Butterflies scattered on floors and furnishings, pills and capsules as decorations for wallpaper, or placed in showcases, a skull etched into the wall, zircons under glass, sharks in formaldehyde. The clues are obvious, and lead straight to Damien Hirst. Not in a contemporary art gallery, but in one of the Sky Villas recently opened in the updated Palms Casino Resorts on the Strip in Las Vegas, a private setting (though no longer the only one of its kind) for the display of contemporary art.
In the Empathy Suite, for 100,000 dollars a night (for a minimum of two) you can literally live inside ‘a Damien Hirst.’ The suite of over 800 square meters on two levels not only contains six works by the British celebrity; it has been entirely designed by the artist as an ‘inhabitable summation’ of his oeuvre, done in collaboration with the architects Bentel & Bentel, in charge of the restyling of the six Sky Villas of the iconic hotel, by order of the brothers Frank and Lorenzo Fertitta.
Entrepreneurs and art collectors, the new owners of the Palms have invested 690 million dollars in the total transformation of the property over the last two years, making contemporary one of the key features of the new facility, with pieces – apart from Damien Hirst – by the likes of Jean-Michel Basquiat, Andy Warhol, Adam Parker Smith, Revok, Eric Haze, Scott Hove, Felipe Pantone, James Jean and Timothy Curtis, Dustin Yellin, Takashi Murakami, KAWS.

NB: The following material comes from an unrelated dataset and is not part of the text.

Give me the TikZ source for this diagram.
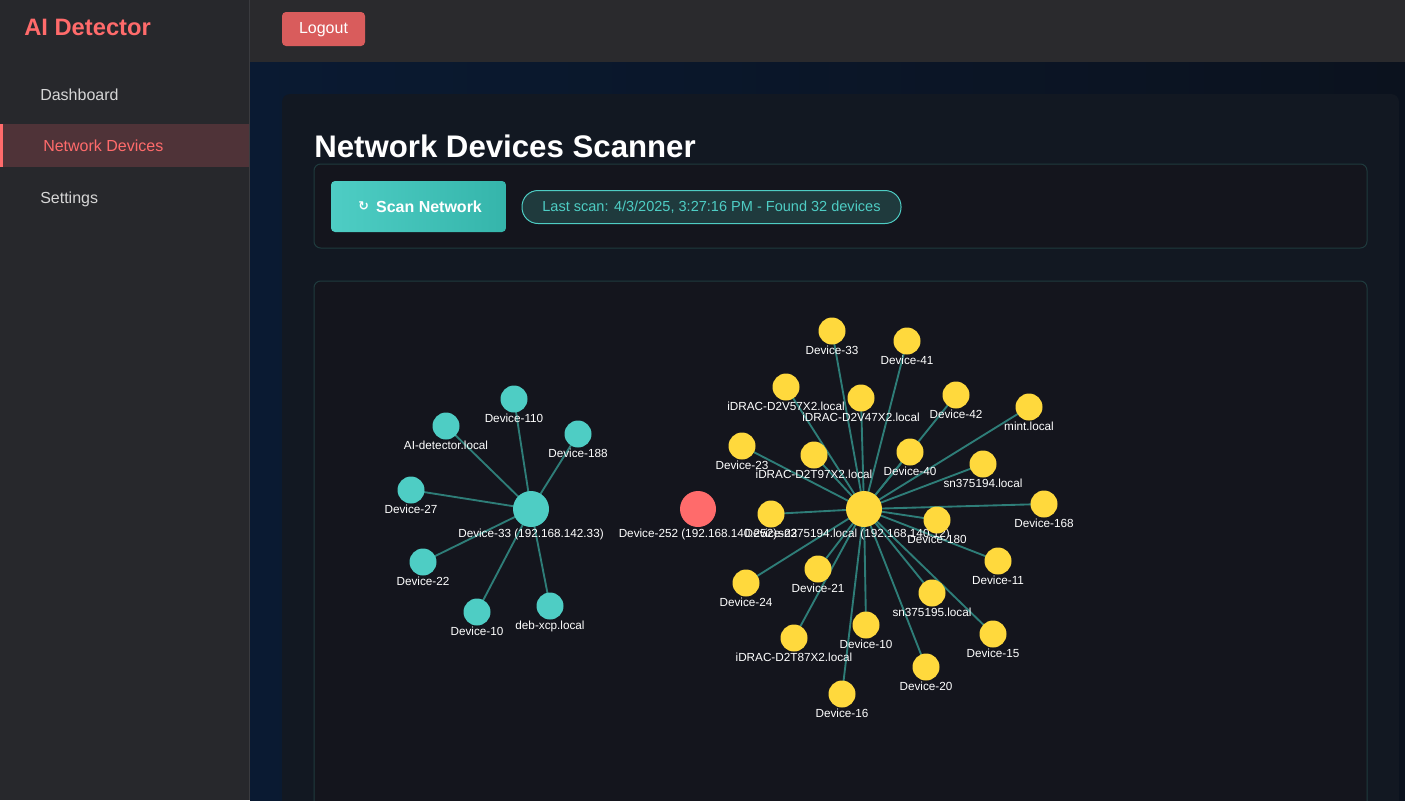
\documentclass[tikz,border=0pt]{standalone}
\usepackage{fontspec}
\setmainfont{Liberation Sans}
\newfontfamily\iconfont{DejaVu Sans}
\usepackage{tikz}
\usetikzlibrary{positioning}

\definecolor{sidebg}{HTML}{27282C}
\definecolor{sideline}{HTML}{3A3B3F}
\definecolor{topbg}{HTML}{2A2A2D}
\definecolor{accent}{HTML}{FF6B6B}
\definecolor{activebg}{HTML}{4F3338}
\definecolor{logoutbg}{HTML}{D95C5C}
\definecolor{navyA}{HTML}{0A1A32}
\definecolor{navyB}{HTML}{0B121E}
\definecolor{cardbg}{HTML}{121822}
\definecolor{panelbg}{HTML}{14151D}
\definecolor{panelline}{HTML}{1F3B3E}
\definecolor{tealdev}{HTML}{4ECDC4}
\definecolor{tealdark}{HTML}{35B5AB}
\definecolor{pillbg}{HTML}{1F3A3D}
\definecolor{golddev}{HTML}{FFD93D}
\definecolor{edgecol}{HTML}{2E7D78}
\definecolor{menutext}{HTML}{D6D6D6}

\pgfdeclarelayer{back}
\pgfdeclarelayer{links}
\pgfsetlayers{back,links,main}

\tikzset{
  dev/.style={circle, inner sep=0pt, minimum size=20.25pt},
  hubdev/.style={circle, inner sep=0pt, minimum size=27pt},
  lbl/.style={text=white, font=\fontsize{8.8}{10}\selectfont, inner sep=1pt},
  link/.style={draw=edgecol, line width=1.4pt},
}

\begin{document}
\begin{tikzpicture}[x=0.75pt, y=-0.75pt]
\useasboundingbox (0,0) rectangle (1405,800);

\begin{pgfonlayer}{back}
% page
\shade[left color=navyA, right color=navyB] (250,0) rectangle (1405,800);
\fill[topbg] (250,0) rectangle (1405,62);
\fill[sidebg] (0,0) rectangle (249,800);
\draw[sideline, line width=0.75pt] (249,0) -- (249,800);
\fill[activebg] (0,124) rectangle (249,167);
\fill[accent] (0,124) rectangle (3,167);
% card and panels
\fill[cardbg, rounded corners=6pt] (282,94) rectangle (1399,820);
\draw[panelline, fill=panelbg, rounded corners=5pt, line width=0.75pt] (314,164) rectangle (1367,248);
\draw[panelline, fill=panelbg, rounded corners=5pt, line width=0.75pt] (314,281) rectangle (1367,830);
\end{pgfonlayer}

% sidebar
\node[anchor=base west, text=accent, font=\fontsize{17.8}{20}\selectfont\bfseries, inner sep=0pt] (logo) at (24,35) {AI Detector};
\node[anchor=base west, text=menutext, font=\fontsize{12}{14}\selectfont, inner sep=0pt] (dash) at (40,100) {Dashboard};
\node[anchor=base west, text=accent, font=\fontsize{12}{14}\selectfont, inner sep=0pt] (netdev) at (43,151) {Network Devices};
\node[anchor=base west, text=menutext, font=\fontsize{12}{14}\selectfont, inner sep=0pt] (sett) at (40,203) {Settings};

% top bar
\node[fill=logoutbg, rounded corners=3pt, minimum width=62.25pt, minimum height=25.5pt, inner sep=0pt,
      text height=8.6pt, text depth=2.6pt,
      text=white, font=\fontsize{12}{14}\selectfont] (logout) at (323.5,29) {Logout};

% header
\node[anchor=base west, text=white, font=\fontsize{23.4}{26}\selectfont\bfseries, inner sep=0pt] (title) at (314,157) {Network Devices Scanner};
\shade[left color=tealdev, right color=tealdark, rounded corners=3pt] (331,181) rectangle (506,232);
\node[text=white, font=\fontsize{12}{14}\selectfont\bfseries, inner sep=0pt] (scan) at (429,206.5) {Scan Network};
\node[text=white, font=\iconfont\fontsize{9.5}{11}\selectfont\bfseries, inner sep=0pt, left=5pt of scan] (scanicon) {↻};
\node[draw=tealdev, fill=pillbg, rounded corners=12pt, minimum width=284.25pt, minimum height=24.75pt, inner sep=0pt,
      line width=0.75pt, text=tealdev, font=\fontsize{10.9}{12}\selectfont] (status) at (711.5,207)
      {Last scan: 4/3/2025, 3:27:16 PM - Found 32 devices};

% first subnet
\node[hubdev, fill=tealdev, label={[lbl]below:Device-33 (192.168.142.33)}] (th) at (531,509) {};
\node[dev, fill=tealdev, label={[lbl]below:Device-110}] (t1) at (514,399) {};
\node[dev, fill=tealdev, label={[lbl]below:AI-detector.local}] (t2) at (446,426) {};
\node[dev, fill=tealdev, label={[lbl]below:Device-188}] (t3) at (578,434) {};
\node[dev, fill=tealdev, label={[lbl]below:Device-27}] (t4) at (411,490) {};
\node[dev, fill=tealdev, label={[lbl]below:Device-22}] (t5) at (423,562) {};
\node[dev, fill=tealdev, label={[lbl]below:Device-10}] (t6) at (477,612) {};
\node[dev, fill=tealdev, label={[lbl]below:deb-xcp.local}] (t7) at (550,606) {};

% lone host
\node[hubdev, fill=accent, label={[lbl]below:Device-252 (192.168.140.252)}] (r) at (698,509) {};

% second subnet
\node[hubdev, fill=golddev, label={[lbl]below:sn375194.local (192.168.140.12)}] (yh) at (864,509) {};
\node[dev, fill=golddev, label={[lbl]below:Device-33}] (y1) at (832,331) {};
\node[dev, fill=golddev, label={[lbl]below:Device-41}] (y2) at (907,341) {};
\node[dev, fill=golddev, label={[lbl]below:iDRAC-D2V57X2.local}] (y3) at (786,387) {};
\node[dev, fill=golddev, label={[lbl]below:iDRAC-D2V47X2.local}] (y4) at (861,398) {};
\node[dev, fill=golddev, label={[lbl]below:Device-42}] (y5) at (956,395) {};
\node[dev, fill=golddev, label={[lbl]below:mint.local}] (y6) at (1029,407) {};
\node[dev, fill=golddev, label={[lbl]below:Device-23}] (y7) at (742,446) {};
\node[dev, fill=golddev, label={[lbl]below:iDRAC-D2T97X2.local}] (y8) at (814,455) {};
\node[dev, fill=golddev, label={[lbl]below:Device-40}] (y9) at (910,452) {};
\node[dev, fill=golddev, label={[lbl]below:sn375194.local}] (y10) at (983,464) {};
\node[dev, fill=golddev, label={[lbl]below:Device-168}] (y11) at (1044,504) {};
\node[dev, fill=golddev, label={[lbl]below:Device-22}] (y12) at (771,514) {};
\node[dev, fill=golddev, label={[lbl]below:Device-180}] (y13) at (937,520) {};
\node[dev, fill=golddev, label={[lbl]below:Device-11}] (y14) at (998,561) {};
\node[dev, fill=golddev, label={[lbl]below:Device-21}] (y15) at (818,569) {};
\node[dev, fill=golddev, label={[lbl]below:Device-24}] (y16) at (746,583) {};
\node[dev, fill=golddev, label={[lbl]below:sn375195.local}] (y17) at (932,593) {};
\node[dev, fill=golddev, label={[lbl]below:Device-15}] (y18) at (993,634) {};
\node[dev, fill=golddev, label={[lbl]below:Device-10}] (y19) at (866,625) {};
\node[dev, fill=golddev, label={[lbl]below:iDRAC-D2T87X2.local}] (y20) at (794,638) {};
\node[dev, fill=golddev, label={[lbl]below:Device-20}] (y21) at (926,667) {};
\node[dev, fill=golddev, label={[lbl]below:Device-16}] (y22) at (842,694) {};

\begin{pgfonlayer}{links}
\foreach \n in {t1,t2,t3,t4,t5,t6,t7}
  \draw[link] (th.center) -- (\n.center);
\foreach \n in {y1,y2,y3,y4,y5,y6,y7,y8,y9,y10,y11,y12,y13,y14,y15,y16,y17,y18,y19,y20,y21,y22}
  \draw[link] (yh.center) -- (\n.center);
\end{pgfonlayer}
\end{tikzpicture}
\end{document}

In the various rooms of the Empathy Suite, which offers guests two master bedrooms, a cantilevered swimming pool with a furnished outdoor area, various lounge zones, a bar for 17 people, a dining room for 8, massage rooms, a fitness room, a screening room and more, six large creations by Hirst have been made for the occasion.
Here for a Good Time, Not a Long Time (2018), two sharks suspended over the bar, Vegas (2018), The Winner Takes It All (2018) and Money (2018), three different vitrines for pharmaceuticals, Winner/Loser, two more sharks in formaldehyde closed in a white case built into a wall, and Casino Royal (2018), a series of panels with butterflies on a monochrome background.
Furthermore, Hirst has scattered traces everywhere, from furniture to fabrics, wallcoverings to columns and the floors of the pool area, surfaces to upholstery. In search of premium empathy – the world’s biggest price tag for a hotel suite.